CATANIA – Carabinieri della compagnia di Paternò e del Nucleo ispettorato del lavoro (Nil) di Catania hanno denunciato cinque persone, tra mafiosi e loro familiari, accusati di avere percepito indebitamente il reddito di cittadinanza. Tra gli indagati appartenenti a clan che, pur condannati con sentenze passate in giudicato, hanno richiesto e ottenuto il beneficio, come un esponente della cosca Alleruzzo-Assinnata-Amantea e un appartenente al gruppo di Picanello della ‘famiglia’ Santapaola-Ercolano di Catania. Denunciate anche tre donne: una detenuta del clan Rapisarda, e moglie di reggente di una cosca attualmente in carcere in regime di 41 bis, e altre due hanno richiesto e ottenuto il beneficio per conto dei propri coniugi condannati definitivamente per associazione mafiosa. L’importo complessivo riscosso a vario titolo, secondo l’accusa indebitamente, tra marzo 2020 e settembre 2021 è di oltre 48.000 euro.
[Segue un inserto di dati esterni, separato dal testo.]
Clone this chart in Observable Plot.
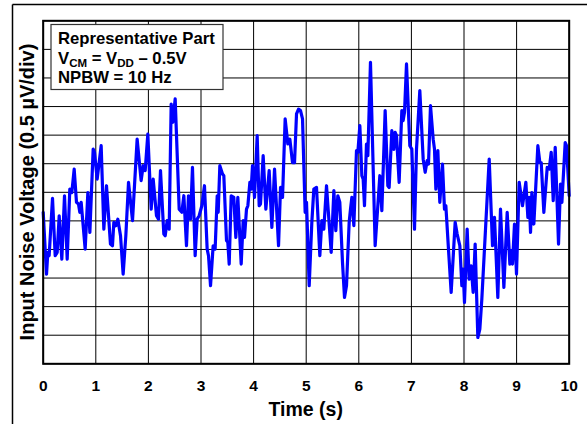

In particolare: P. P., attualmente detenuto, capo e organizzatore del clan Alleruzzo-Assinnata-Amantea, articolazione territoriale della famiglia Santapaola-Ercolano di Catania, tratto in arresto nell’ambito della recente operazione “Sotto Scacco”; A. R., attualmente detenuta, appartenente al clan Rapisarda, attivo nel comune di Paternò e articolazione locale della famiglia Laudani di Catania, moglie di Salvatore Rapisarda, alias “Turi u porcu”, reggente dell’omonimo clan, attualmente detenuto in regime speciale di 41-bis; S. S., appartenente al gruppo di Picanello della famiglia Santapaola-Ercolano, nonché altre due donne che hanno richiesto e ottenuto il beneficio per conto dei propri coniugi, pur essendo anche quest’ultimi gravati da sentenze di condanna definitive per associazione di tipo mafioso (nello specifico, appartenenti rispettivamente al gruppo di Picanello e al clan Morabito-Rapisarda).
L’Inps, su delega della Procura di Catania, ha revocato il beneficio e avviato le procedure per il loro recupero. Le operazioni condotte militari hanno consentito nel 2021 in città e provincia di acquisire elementi sul conto di 149 persone che, a vario titolo, con false attestazioni, hanno indebitamente goduto delle somme di denaro pubblico destinate loro per un ammontare complessivo di oltre un milione di euro.